過活動膀胱
過活動膀胱とは
「急に我慢できないような尿意が起こる」「トイレが近い(頻尿)」「急にトイレに行きたくなり、我慢できずに尿が漏れてしまうことがある(尿失禁)」などの症状を呈す疾患です。
頻度
日本では、過活動膀胱は40歳以上の男女の14.1%、すなわち約1,040万人の方が過活動膀胱に罹患していると言われています。その約半数が尿失禁(切迫性尿失禁)を伴うようです。
原因
①脳の神経疾患(脳血管障害、パーキンソン病、多系統萎縮症、認知症など)
②脊髄の神経疾患(脊髄損傷、多発性硬化症、脊髄小脳変性症、脊髄腫瘍、頸椎症、後縦靭帯骨化症、脊柱管狭窄症など)

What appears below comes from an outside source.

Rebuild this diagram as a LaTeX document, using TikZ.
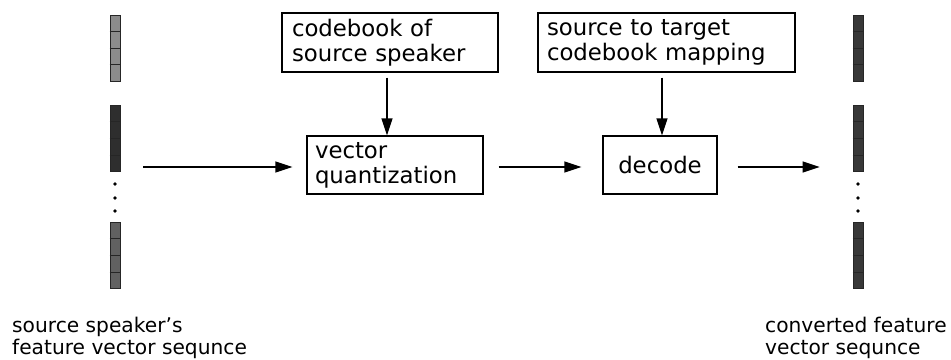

③非神経性・・・・前立腺肥大症、加齢による膀胱機能の変化、原因不明(突発性)
検査
過活動膀胱は症状に基づく病気ですので、自覚症状の評価が最も重要です。尿意切迫感の症状があれば過活動膀胱と診断されますが、頻尿や切迫性尿失禁を伴っていればより確実です。
治療
1.行動療法
①生活指導
②膀胱訓練
③骨盤底筋体操
2.薬物療法
①β3受容体作動薬
ベタニス® 、ベオーバ®
②抗コリン薬
バップフォー®、デトルシトール®、ベシケア®、トビエース®、ステーブラ®ウリトス®、ネオキシ®テープ(貼付剤)など。
③漢方薬
牛車腎気丸
3.手術療法
①ボトックス療法(ボツリヌス毒素の膀胱壁内注入療法)・・・保険診療
薬物治療で改善が得られない過活動膀胱(切迫性尿失禁)に対して行います。尿道から膀胱に内視鏡を挿入し、膀胱壁にボツリヌス毒素を注入します。膀胱壁に注入されたボツリヌス毒素は膀胱の不安定な収縮を抑えて切迫性尿失禁を改善します。
日帰り手術が可能です。ご希望の方はご相談ください。
②電気刺激・磁気刺激
電気刺激療法(干渉低周波療法)や磁気刺激療法は、電気や磁力により骨盤底の筋肉や神経を刺激するもので、切迫性尿失禁や腹圧性尿失禁に対する有効性が示されています。